The Tea Party does deserve criticism for its overly aggressive and vociferous campaigning for a cause that is universally desired anyway. Headed by the motley crew of Sarah Palin, Dick Armey, and Christine O’Donnell, the Party called for “Liberty, Freedom, and Low Taxes”. A phraseology failing to capture the original, it was hardly demanding “Peace, Bread, and Land”. Every single American would see the Tea Party’s ideal as desirable, yet whether there are concerns about them actually existing is dubious. Questions should certainly be raised about its actual raison d’être. George Monbiot believes that the Tea Party was not even a grass-roots support base, but instead an “Astroturf campaign”. Monbiot’s claim that the Tea Party was insincere in its boasting of representing the people would certainly explain its deliberately vague and populist slogans, as well as its clear hunger for power without offering any real solution.

Believing initiative deserves reward, rugged individualism and self-reliance are certainly praiseworthy. However, the Tea Party hierarchy allowed this to manifest itself into dogma; and this was particularly frustrating. One of the mistakes made by Herbert Hoover during the 1930s was that he failed to adapt his political and economic creed to an adverse situation. Laissez-faire cannot work in times of Depression. Forward seventy to eighty years, President Obama is wrestling with a beastly fiscal and structural deficit and an economy imbalanced by the Great Recession. With economies still volatile and vulnerable, now is not the time for the Tea Party to rock the boat for its own political ends. Clamoring for America’s “Sputnik moment”, Obama laid out with bravura America’s plan for winning the future. The Tea Party however chose to hark back to the past; but a past they had shamelessly manipulated. Through the autumn, this political bonfire was undoubtedly stoked by Fox News Channel’s vitriol. Hoping to cajole people into backing its cause through deceit, Glenn Beck of Fox simply dismissed Woodrow Wilson as “a big racist”, Jimmy Carter as “stupid and embarrassing”, and Franklin D. Roosevelt was unashamedly erased from Beck’s particular timeline of American Presidents altogether.

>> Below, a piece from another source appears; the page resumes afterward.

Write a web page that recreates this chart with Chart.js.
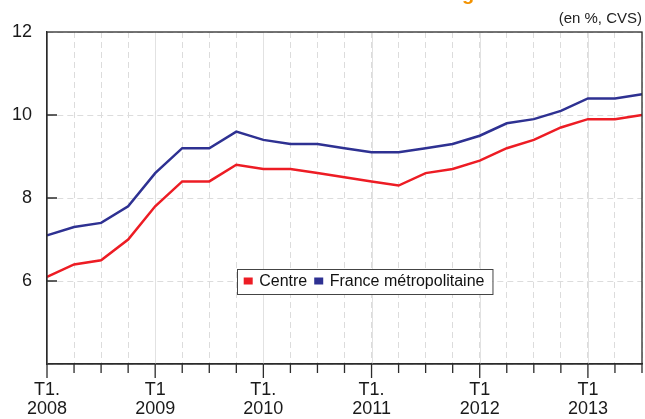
<!DOCTYPE html>
<html>
<head>
<meta charset="utf-8">
<script src="https://cdn.jsdelivr.net/npm/chart.js@4"></script>
<style>
  html, body { margin:0; padding:0; background:#fff }
  canvas { display:block }
</style>
</head>
<body>
<canvas id="chomage" width="645" height="419"></canvas>
<script>
// quarters T1 2008 .. T3 2013
const quarters = ['T1 2008','T2 2008','T3 2008','T4 2008','T1 2009','T2 2009','T3 2009','T4 2009',
  'T1 2010','T2 2010','T3 2010','T4 2010','T1 2011','T2 2011','T3 2011','T4 2011',
  'T1 2012','T2 2012','T3 2012','T4 2012','T1 2013','T2 2013','T3 2013']
const xTickLabels = [['T1.','2008'],'','','',['T1','2009'],'','','',['T1.','2010'],'','','',
  ['T1.','2011'],'','','',['T1','2012'],'','','',['T1','2013'],'','']
const yTickLabels = [6, 8, 10, 12]
const centre = [6.1,6.4,6.5,7.0,7.8,8.4,8.4,8.8,8.7,8.7,8.6,8.5,8.4,8.3,8.6,8.7,8.9,9.2,9.4,9.7,9.9,9.9,10.0]
const france = [7.1,7.3,7.4,7.8,8.6,9.2,9.2,9.6,9.4,9.3,9.3,9.2,9.1,9.1,9.2,9.3,9.5,9.8,9.9,10.1,10.4,10.4,10.5]
const unitNote = '(en %, CVS)'

const FONT = "'Liberation Sans', Arial, sans-serif"
const isYear = i => Array.isArray(xTickLabels[i])

// solid year grid lines, plot frame, tick marks, legend box, unit note
const decor = {
  id:'decor',
  beforeDatasetsDraw(chart) {
    const {ctx, chartArea:a, scales:{x}} = chart
    ctx.save()
    ctx.strokeStyle = '#e2e2e2'; ctx.lineWidth = 1
    quarters.forEach((q,i) => {
      if (!isYear(i)) return
      const px = Math.round(x.getPixelForValue(i)) + 0.5
      ctx.beginPath(); ctx.moveTo(px, a.top); ctx.lineTo(px, a.bottom); ctx.stroke()
    })
    ctx.restore()
  },
  afterDatasetsDraw(chart) {
    const {ctx, chartArea:a, scales:{x,y}} = chart
    ctx.save()
    ctx.strokeStyle = '#2b2b2b'; ctx.lineWidth = 1.3
    ctx.strokeRect(a.left, a.top, a.right - a.left, a.bottom - a.top)
    ctx.beginPath()
    quarters.forEach((q,i) => {
      const px = x.getPixelForValue(i)
      ctx.moveTo(px, a.bottom); ctx.lineTo(px, a.bottom + (isYear(i) ? 14 : 9))
    })
    yTickLabels.forEach(v => {
      if (v === 12) return
      const py = y.getPixelForValue(v)
      ctx.moveTo(a.left, py); ctx.lineTo(a.left + 10, py)
    })
    ctx.stroke()
    ctx.restore()
  },
  afterDraw(chart) {
    const {ctx, chartArea:a} = chart
    ctx.save()
    // fragment of the title above the frame
    ctx.fillStyle = '#f39200'; ctx.font = 'bold 20px ' + FONT
    ctx.textBaseline = 'alphabetic'; ctx.textAlign = 'left'
    ctx.fillText('g', 462, 0)
    ctx.fillStyle = '#222'; ctx.font = '15px ' + FONT
    ctx.textAlign = 'right'; ctx.textBaseline = 'middle'
    ctx.fillText(unitNote, a.right, 19)
    // legend
    const left = 237, top = 269, h = 25
    ctx.font = '16px ' + FONT; ctx.textAlign = 'left'
    const ds = chart.data.datasets
    const w = 6.7 + ds.reduce((s,d,i) => s + 9 + 6.5 + ctx.measureText(d.label).width + (i ? 0 : 7), 0) + 8
    ctx.fillStyle = '#fff'; ctx.fillRect(left, top, w, h)
    ctx.strokeStyle = '#444'; ctx.lineWidth = 1
    ctx.strokeRect(left + 0.5, top + 0.5, w, h)
    let cx = left + 6.7
    const cy = top + h/2
    ds.forEach(d => {
      ctx.fillStyle = d.borderColor
      ctx.fillRect(cx, cy - 4, 9, 7)
      cx += 9 + 6.5
      ctx.fillStyle = '#111'
      ctx.fillText(d.label, cx, cy + 0.5)
      cx += ctx.measureText(d.label).width + 7
    })
    ctx.restore()
  }
}

new Chart(document.getElementById('chomage'), {
  type:'line',
  data:{
    labels: quarters,
    datasets:[
      {label:'Centre', data:centre, borderColor:'#ed1c24', backgroundColor:'#ed1c24', borderWidth:2.5, pointRadius:0, tension:0},
      {label:'France métropolitaine', data:france, borderColor:'#2e3192', backgroundColor:'#2e3192', borderWidth:2.5, pointRadius:0, tension:0}
    ]
  },
  options:{
    responsive:false, animation:false,
    layout:{padding:{top:32, right:3, left:0, bottom:0}},
    plugins:{legend:{display:false}, tooltip:{enabled:false}},
    scales:{
      x:{
        offset:false,
        grid:{color:'#dcdcdc', lineWidth:1, drawTicks:false},
        border:{display:true, color:'#2b2b2b', width:1.3, dash:[6,4]},
        ticks:{autoSkip:false, maxRotation:0, padding:17, color:'#1a1a1a',
          font:{family:FONT, size:18, lineHeight:1.05},
          callback:(v,i) => xTickLabels[i]},
        afterFit:s => { s.height = 55; s.paddingLeft = 0; s.paddingRight = 0 }
      },
      y:{
        min:4, max:12,
        grid:{color:'#dcdcdc', lineWidth:1, drawTicks:false},
        border:{display:true, color:'#2b2b2b', width:1.3, dash:[6,4]},
        ticks:{stepSize:2, padding:15, color:'#1a1a1a', font:{family:FONT, size:18},
          callback:v => yTickLabels.includes(v) ? String(v) : ''},
        afterFit:s => { s.width = 47; s.paddingTop = 0; s.paddingBottom = 0 }
      }
    }
  },
  plugins:[decor]
})
</script>
</body>
</html>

Although The Tea Party and Obama’s political philosophy differ, their ends are identical. Both believing that America can – and must – “win” the future, beating the Chinese ascendancy, returning to prosperity, and maintaining its self-declared purpose in upholding international security, it is only possible for one side to win. People have begun to re-evaluate Obama now, hailing his fiscal stimuli as a moderate success, but he now has to respect his opponents’ message. Initially making the big decisions in the Oval Office with his “liberal elite”, the President must now actively comply with the opposition. Obama knows their slogan’s demands, and, the truth is, he wants those very things too. It’s just lower taxes are not tenable with America’s current deficit. Obama will now have to make gestures to the Tea Party’s cause, as his rivals have left such an impression on the Senate and the House of Representatives. An over-arching awareness of the possibility of change now loams. A hazy memory, maybe; but Sarah Palin’s chants should still be ringing in the incumbent’s ears. The juxtaposition of nostalgia and rhetoric proved a recipe for success in the mid-term elections, showing the ease at which the electorate was able to dispatch of the Democrats. “Those nutters”, you think? Easy to caricature, yes; but their argument may yet leave an unwelcome, acerbic taste on Obama’s lips come November.